Brooks gave another piece of advice, this time to the software companies themselves: nurture your developers! Some brains are better suited to handle the natural complexity of software development. Just as with sports and music, not all people are born equally talented. There are “good programmers” – and then there are “outstanding programmers”. Brooks’ experience taught him that a gifted programmer will create software that is ten times better than the one made by an average programmer”. Software companies should try and identify these gifted individuals early in their careers, and nurture them properly: assign them good tutors, invest in their professional education, and so on. That kind of nurturing isn’t cheap – but neither is a failed software project.
To summarize, we started by asking whether software bugs and errors are inevitable – or can we hope to eliminate them sometime in the future. Digging deeper, we discovered an even more fundamental problem: large-scale software projects not only have plenty of bugs – they also tend to fail spectacularly. This is known as the Software Crisis.

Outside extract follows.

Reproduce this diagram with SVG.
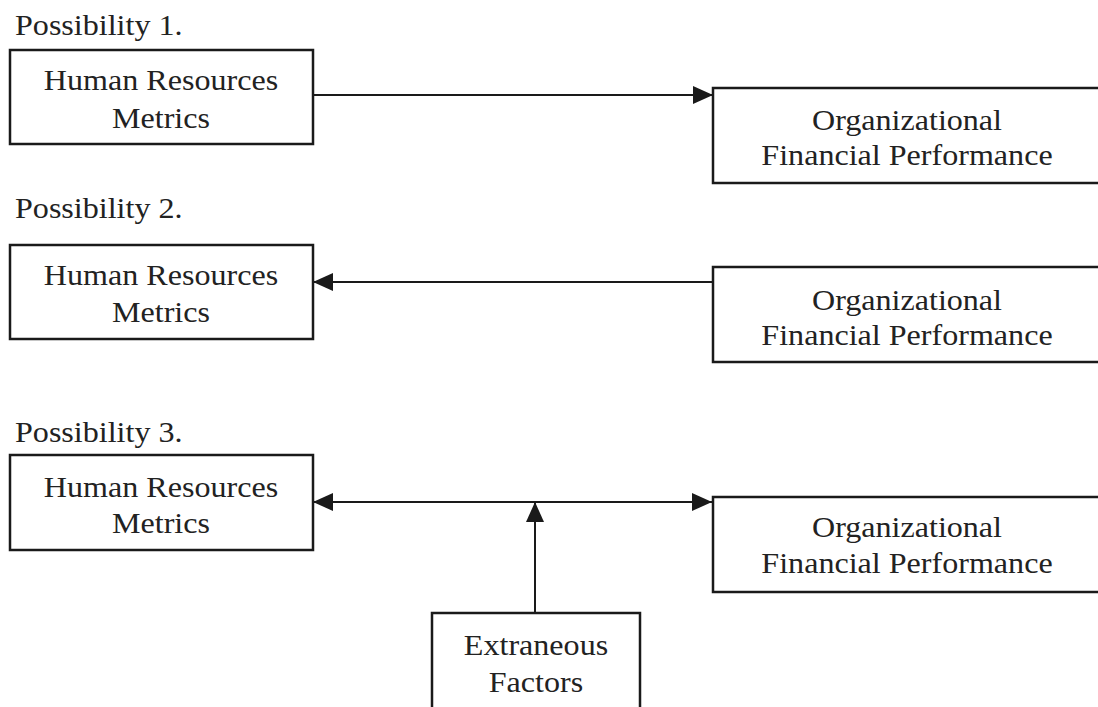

Modern software development methodologies such as Agile can sometimes improve the prospects of large-scale projects – but not always, and not completely. The only real solution, at least according to Dr. Fredrick Brooks, is finding developers who are naturally gifted at handling the complexities of software – and helping them grow to their full potential. And until we find the Silver Bullet that will solve the Software Crisis, we’ll just have to…well – bite the bullet.